5. What human CTLA-4 and PD-1 deficiencies could tell us about ICIs and the risk to fungal diseases?

Autosomal dominant CTLA-4 haploinsufficiency, described for the first time in 2014, results in an autosomal dominant immune dysregulation syndrome [23]. Lipopolysaccharide-responsive and beige-like anchor protein (LRBA) plays a crucial role in CTLA-4 regulation and LRBA deficiency is associated with deficient CTLA-4 function [24]. Clinical phenotypes of these 2 inborn errors share many commonalities, with autoimmunity being the hallmark of these diseases. Severe infections are reported in 30% and 44% of patients with CTLA-4 and LRBA deficiency, respectively, with approx. 10% of infections caused by Candida or Aspergillus species [25]. Only 1 patient has been described with an inherited PD-1 deficiency who suffered from infancy onwards from autoimmunity, abdominal tuberculosis and died at the age of 11 years due to autoimmune pneumonitis [26]. These so-called “experiments of nature” might provide us with a deeper understanding of the potential consequences of inhibiting specific immune cell checkpoints to optimise cancer treatment and prevent fungal infections.

6. Could the mycobiome influence the risk to fungal diseases in the context of ICIs?
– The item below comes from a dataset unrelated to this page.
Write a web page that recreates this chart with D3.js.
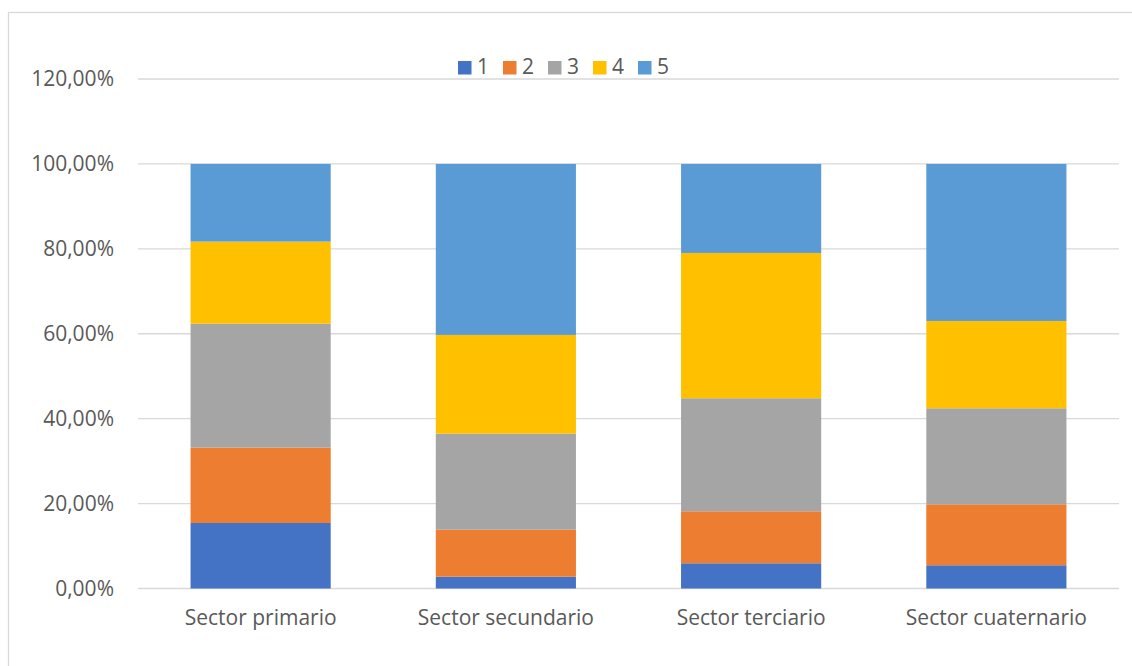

As more immune checkpoint molecules are being identified as targets for augmenting T cell functionality for cancer therapy [27], careful consideration needs to be made on their impact on homeostatic immune mechanisms that control fungal commensals, still being uncovered [28,29]. Of particular concern is the off-target impact of removing immune checkpoints at mucosal tissue sites, which serve as a reservoir for commensal fungi like Candida in the skin and gut, and the lungs that are exposed to large volumes of antigens including Aspergillus spores. Immune tolerance at these sites is most at play, thus these perturbations need further investigation. The observation that diverse fungal DNA can be found in various tumours [30,31] need to be taken into account in this complex interplay.
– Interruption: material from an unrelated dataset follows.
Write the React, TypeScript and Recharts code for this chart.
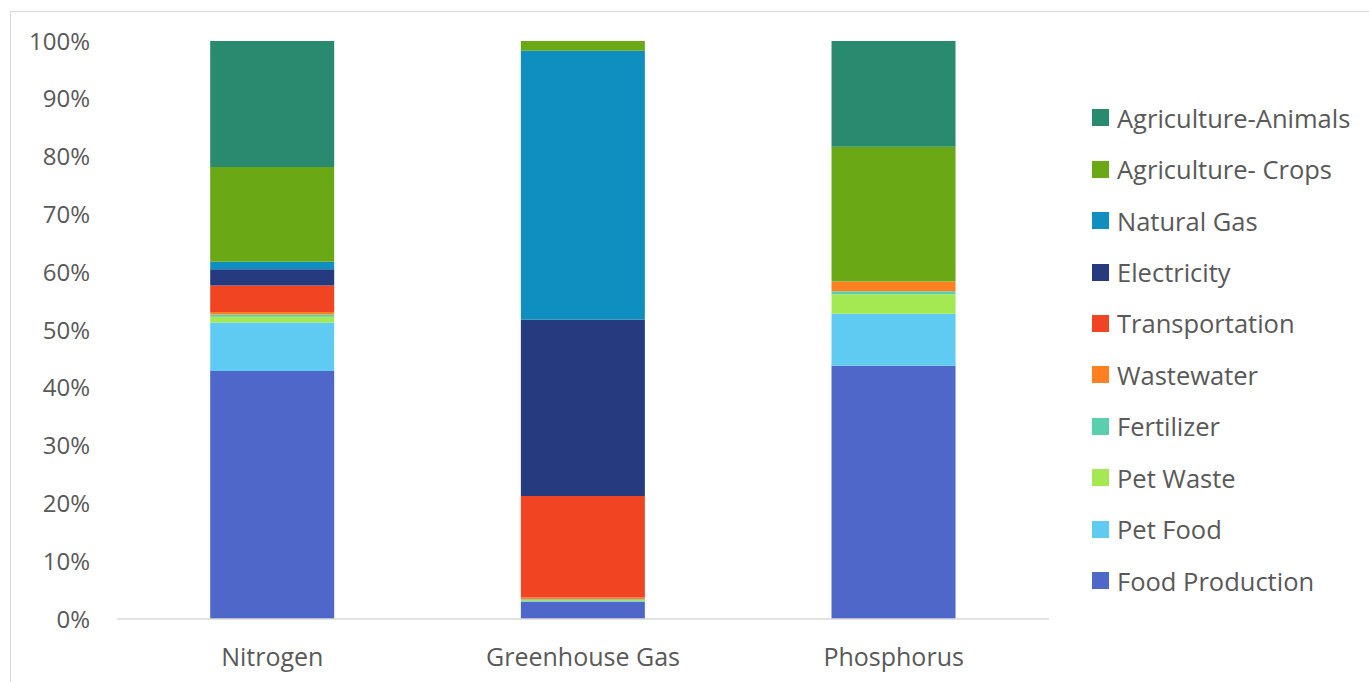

In summary, we have highlighted the clinical observations suggesting an association between the occurrence of IFDs and ICI therapy. If ICI therapy increases the susceptibility to develop IFD directly or indirectly due to use of immunosuppressive treatment for irAEs or a combination of both is not clear. The development of IFDs and/or exacerbation of preexisting chronic fungal infections should be considered if a patient on ICI therapy presents with signs of infection and/or inflammation. Experimental models will need to be developed to assess how ICI affect antifungal immunity in the host with specific cancer-associated IFDs. We suggest a way forward to address these needs to include [1] establishing murine cancer models with relevant fungal microbes that expand in these cancers and investigate fungal disease and the effect of currently used ICIs, and [2] exploiting high-dimensional phenotyping and determination of antifungal immune responses in these contexts, and [3] assessing spatial and temporal resolution of exhaustion maker profiles in the complex tumour microenvironments compared to peri-tumoural sites of antifungal T cells versus antitumour T cells. No doubt, future studies will help to optimise these immune therapies while minimising the undesired side effects.